Exercise instructions
Pull each line containing "this" out of the data and copy it.

Supplied records
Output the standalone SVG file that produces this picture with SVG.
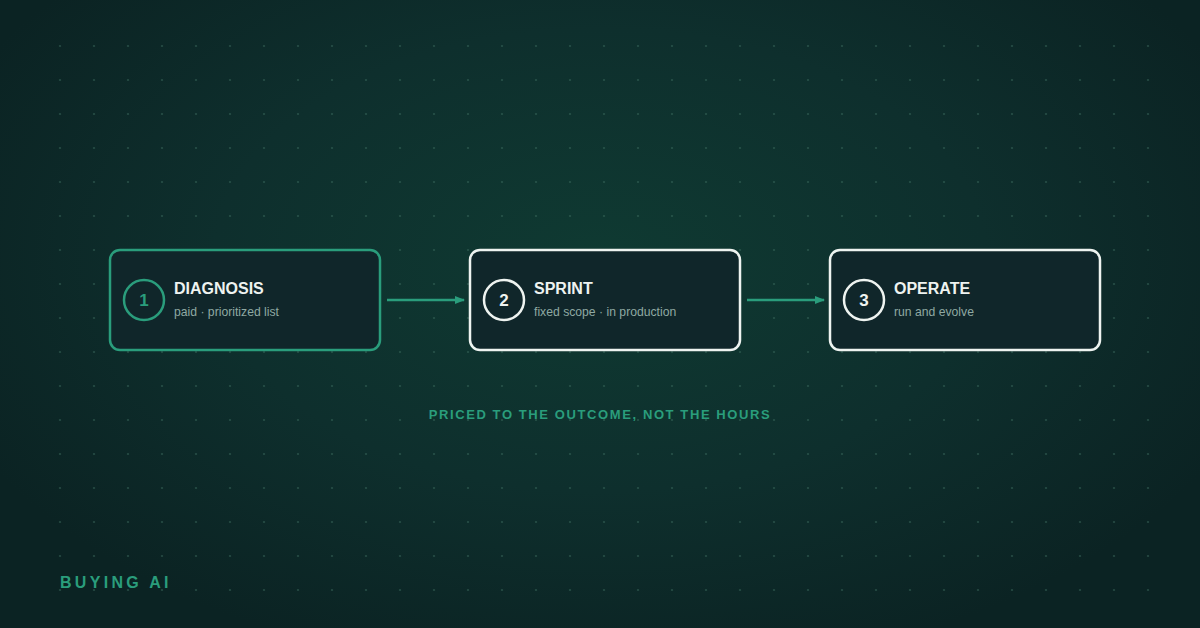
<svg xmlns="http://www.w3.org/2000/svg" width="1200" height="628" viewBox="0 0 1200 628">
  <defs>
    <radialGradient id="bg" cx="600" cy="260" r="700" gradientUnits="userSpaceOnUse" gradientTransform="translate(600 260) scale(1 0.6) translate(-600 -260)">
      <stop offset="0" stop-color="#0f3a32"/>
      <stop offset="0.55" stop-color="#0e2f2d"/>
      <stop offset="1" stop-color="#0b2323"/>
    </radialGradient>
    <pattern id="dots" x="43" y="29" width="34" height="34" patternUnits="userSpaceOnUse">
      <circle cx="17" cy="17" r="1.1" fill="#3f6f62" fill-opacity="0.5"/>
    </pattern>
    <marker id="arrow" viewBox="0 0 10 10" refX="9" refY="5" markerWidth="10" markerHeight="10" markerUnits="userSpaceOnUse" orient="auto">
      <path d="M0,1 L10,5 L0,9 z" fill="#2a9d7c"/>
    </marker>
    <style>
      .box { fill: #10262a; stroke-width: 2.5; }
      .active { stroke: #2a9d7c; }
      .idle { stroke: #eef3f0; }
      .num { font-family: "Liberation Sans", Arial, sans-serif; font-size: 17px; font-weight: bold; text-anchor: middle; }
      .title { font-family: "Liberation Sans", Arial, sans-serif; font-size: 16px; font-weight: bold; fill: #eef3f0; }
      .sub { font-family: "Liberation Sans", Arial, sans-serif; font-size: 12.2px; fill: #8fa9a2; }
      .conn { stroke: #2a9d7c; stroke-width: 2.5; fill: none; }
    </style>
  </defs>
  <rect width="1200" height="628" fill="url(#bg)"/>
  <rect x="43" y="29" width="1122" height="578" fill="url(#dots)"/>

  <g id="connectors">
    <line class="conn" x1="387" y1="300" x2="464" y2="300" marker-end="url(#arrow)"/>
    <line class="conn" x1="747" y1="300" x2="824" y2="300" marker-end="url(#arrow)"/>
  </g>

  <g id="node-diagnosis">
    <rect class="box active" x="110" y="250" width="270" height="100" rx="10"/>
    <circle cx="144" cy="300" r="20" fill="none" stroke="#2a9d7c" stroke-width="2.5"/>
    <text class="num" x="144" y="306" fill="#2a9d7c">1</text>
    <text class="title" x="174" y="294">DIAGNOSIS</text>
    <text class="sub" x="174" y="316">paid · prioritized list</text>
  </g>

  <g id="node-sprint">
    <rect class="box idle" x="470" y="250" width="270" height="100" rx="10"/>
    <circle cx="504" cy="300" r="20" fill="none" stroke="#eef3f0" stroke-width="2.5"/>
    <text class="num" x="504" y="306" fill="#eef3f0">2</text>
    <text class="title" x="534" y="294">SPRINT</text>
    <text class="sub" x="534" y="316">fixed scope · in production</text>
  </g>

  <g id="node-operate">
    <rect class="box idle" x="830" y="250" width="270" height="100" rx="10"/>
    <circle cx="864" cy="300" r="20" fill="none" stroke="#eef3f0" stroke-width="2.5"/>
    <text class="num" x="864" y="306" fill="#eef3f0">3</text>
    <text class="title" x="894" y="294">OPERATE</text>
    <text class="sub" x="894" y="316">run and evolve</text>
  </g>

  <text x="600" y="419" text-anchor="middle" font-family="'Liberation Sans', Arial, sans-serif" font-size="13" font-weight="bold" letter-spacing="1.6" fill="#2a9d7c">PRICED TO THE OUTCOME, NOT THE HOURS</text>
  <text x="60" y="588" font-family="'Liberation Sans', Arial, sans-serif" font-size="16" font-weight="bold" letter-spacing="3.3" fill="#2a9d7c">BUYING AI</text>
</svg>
--
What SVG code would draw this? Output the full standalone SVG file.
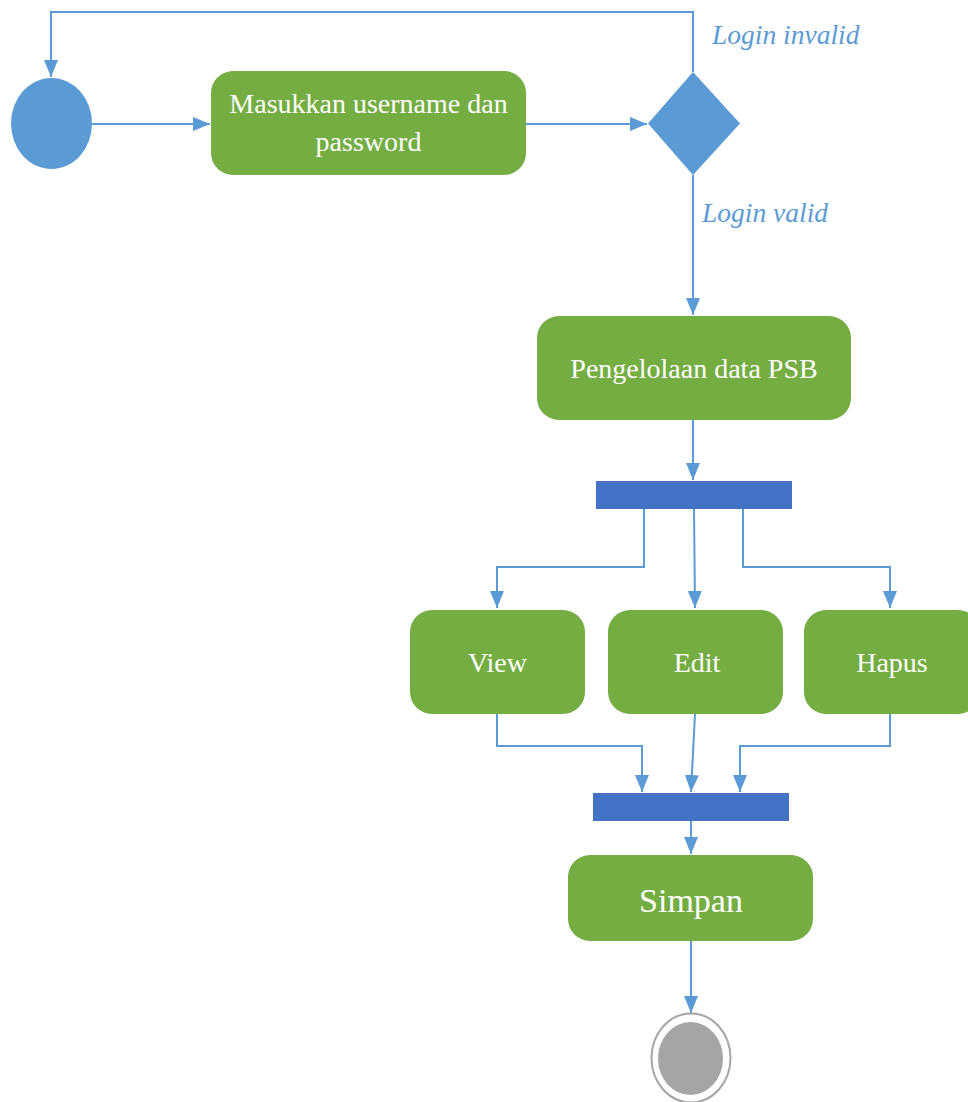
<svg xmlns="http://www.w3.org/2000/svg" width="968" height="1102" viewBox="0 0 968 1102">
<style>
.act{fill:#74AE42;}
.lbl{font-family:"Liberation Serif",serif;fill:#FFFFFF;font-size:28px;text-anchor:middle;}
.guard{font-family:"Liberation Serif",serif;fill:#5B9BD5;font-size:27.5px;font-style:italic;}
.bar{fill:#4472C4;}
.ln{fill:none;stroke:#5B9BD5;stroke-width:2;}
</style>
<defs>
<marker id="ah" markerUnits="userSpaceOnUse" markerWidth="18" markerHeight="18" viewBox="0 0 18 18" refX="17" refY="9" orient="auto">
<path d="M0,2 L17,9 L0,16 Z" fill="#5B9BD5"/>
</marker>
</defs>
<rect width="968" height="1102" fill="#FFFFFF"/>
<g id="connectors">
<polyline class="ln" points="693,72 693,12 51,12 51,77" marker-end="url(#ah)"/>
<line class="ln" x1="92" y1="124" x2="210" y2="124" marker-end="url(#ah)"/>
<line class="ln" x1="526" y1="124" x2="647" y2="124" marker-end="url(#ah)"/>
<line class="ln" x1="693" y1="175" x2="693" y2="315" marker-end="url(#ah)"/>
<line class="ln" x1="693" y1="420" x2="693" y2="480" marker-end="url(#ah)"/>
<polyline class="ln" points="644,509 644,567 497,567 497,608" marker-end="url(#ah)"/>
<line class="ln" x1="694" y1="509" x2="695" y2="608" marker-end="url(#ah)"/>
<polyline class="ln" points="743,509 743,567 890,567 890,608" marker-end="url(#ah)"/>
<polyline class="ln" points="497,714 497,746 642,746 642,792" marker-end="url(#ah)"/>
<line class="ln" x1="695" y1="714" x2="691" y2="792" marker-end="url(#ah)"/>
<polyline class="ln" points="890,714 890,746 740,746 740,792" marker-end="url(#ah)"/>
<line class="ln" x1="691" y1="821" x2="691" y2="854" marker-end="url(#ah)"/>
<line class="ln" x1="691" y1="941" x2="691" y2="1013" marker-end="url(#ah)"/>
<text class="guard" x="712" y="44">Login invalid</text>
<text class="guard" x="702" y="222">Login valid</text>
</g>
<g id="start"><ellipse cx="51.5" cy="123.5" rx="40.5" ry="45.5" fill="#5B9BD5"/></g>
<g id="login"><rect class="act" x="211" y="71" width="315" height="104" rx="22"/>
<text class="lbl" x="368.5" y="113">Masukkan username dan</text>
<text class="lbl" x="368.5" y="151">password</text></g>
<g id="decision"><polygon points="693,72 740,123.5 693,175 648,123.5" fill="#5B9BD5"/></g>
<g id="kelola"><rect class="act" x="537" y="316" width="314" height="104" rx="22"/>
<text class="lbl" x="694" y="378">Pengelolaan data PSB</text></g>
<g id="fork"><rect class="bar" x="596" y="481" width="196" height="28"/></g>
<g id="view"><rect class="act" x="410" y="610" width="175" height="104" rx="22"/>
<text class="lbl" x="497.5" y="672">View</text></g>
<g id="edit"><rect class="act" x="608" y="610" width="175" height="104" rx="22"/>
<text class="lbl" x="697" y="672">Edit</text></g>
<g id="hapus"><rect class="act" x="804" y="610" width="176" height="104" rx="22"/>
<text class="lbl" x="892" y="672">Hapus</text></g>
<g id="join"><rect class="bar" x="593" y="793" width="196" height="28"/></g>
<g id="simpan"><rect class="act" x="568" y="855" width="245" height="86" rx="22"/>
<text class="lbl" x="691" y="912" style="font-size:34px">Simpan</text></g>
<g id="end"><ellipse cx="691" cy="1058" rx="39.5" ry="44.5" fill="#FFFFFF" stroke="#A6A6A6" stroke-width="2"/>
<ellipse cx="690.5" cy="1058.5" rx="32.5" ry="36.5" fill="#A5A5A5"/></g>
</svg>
...
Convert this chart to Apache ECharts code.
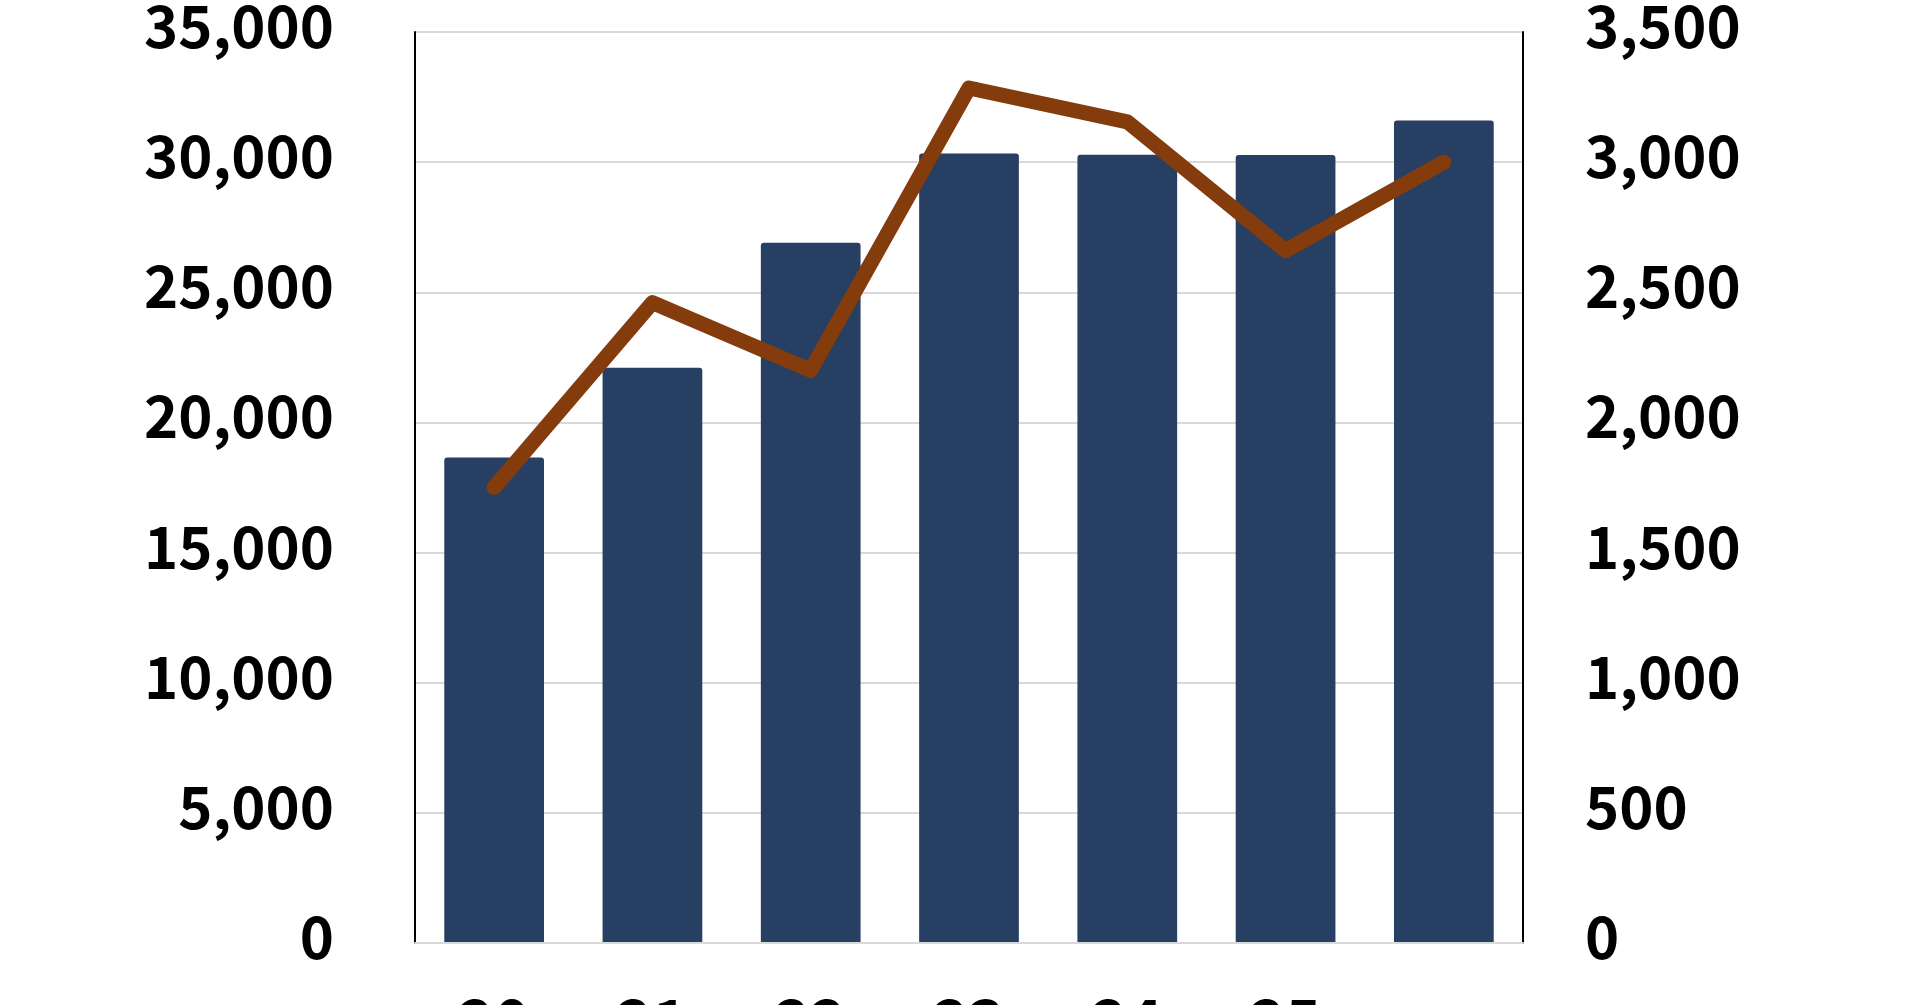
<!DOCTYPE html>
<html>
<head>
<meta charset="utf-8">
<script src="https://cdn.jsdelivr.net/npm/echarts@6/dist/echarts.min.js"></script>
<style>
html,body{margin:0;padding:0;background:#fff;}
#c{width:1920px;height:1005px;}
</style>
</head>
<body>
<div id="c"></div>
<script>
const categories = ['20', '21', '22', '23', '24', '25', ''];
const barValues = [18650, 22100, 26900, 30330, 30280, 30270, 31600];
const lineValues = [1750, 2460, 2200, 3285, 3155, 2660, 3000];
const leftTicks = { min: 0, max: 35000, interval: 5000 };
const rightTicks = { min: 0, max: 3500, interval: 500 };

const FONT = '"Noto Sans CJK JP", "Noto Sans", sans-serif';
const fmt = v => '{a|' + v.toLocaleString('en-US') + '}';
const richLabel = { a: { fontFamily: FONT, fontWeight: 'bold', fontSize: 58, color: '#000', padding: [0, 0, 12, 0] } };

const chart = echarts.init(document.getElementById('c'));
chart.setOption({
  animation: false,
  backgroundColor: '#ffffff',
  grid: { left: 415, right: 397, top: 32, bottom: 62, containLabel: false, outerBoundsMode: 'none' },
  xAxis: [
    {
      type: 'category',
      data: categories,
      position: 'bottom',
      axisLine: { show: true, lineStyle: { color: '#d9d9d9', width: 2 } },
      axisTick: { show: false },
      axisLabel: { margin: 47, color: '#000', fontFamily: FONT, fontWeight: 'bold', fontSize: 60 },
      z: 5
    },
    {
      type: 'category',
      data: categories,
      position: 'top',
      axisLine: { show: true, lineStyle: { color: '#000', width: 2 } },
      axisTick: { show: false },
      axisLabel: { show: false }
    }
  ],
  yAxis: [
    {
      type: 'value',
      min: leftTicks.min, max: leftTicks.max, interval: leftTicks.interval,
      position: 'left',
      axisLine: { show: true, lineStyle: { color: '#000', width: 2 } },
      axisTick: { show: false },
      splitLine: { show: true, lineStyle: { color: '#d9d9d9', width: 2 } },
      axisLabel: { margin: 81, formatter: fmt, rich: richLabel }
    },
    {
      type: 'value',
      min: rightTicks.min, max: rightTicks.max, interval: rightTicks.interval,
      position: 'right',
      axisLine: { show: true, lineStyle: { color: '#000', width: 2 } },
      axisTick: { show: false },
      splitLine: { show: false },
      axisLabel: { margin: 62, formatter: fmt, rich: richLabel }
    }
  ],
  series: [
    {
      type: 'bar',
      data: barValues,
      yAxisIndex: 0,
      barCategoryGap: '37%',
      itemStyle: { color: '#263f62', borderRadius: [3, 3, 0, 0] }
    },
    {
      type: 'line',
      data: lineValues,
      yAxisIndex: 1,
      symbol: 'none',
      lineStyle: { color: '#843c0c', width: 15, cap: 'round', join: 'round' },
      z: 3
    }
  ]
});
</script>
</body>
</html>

In response
Output the standalone SVG file that produces this picture with SVG.
What SVG code would draw this? Output the full standalone SVG file.
Convert this chart to Apache ECharts code.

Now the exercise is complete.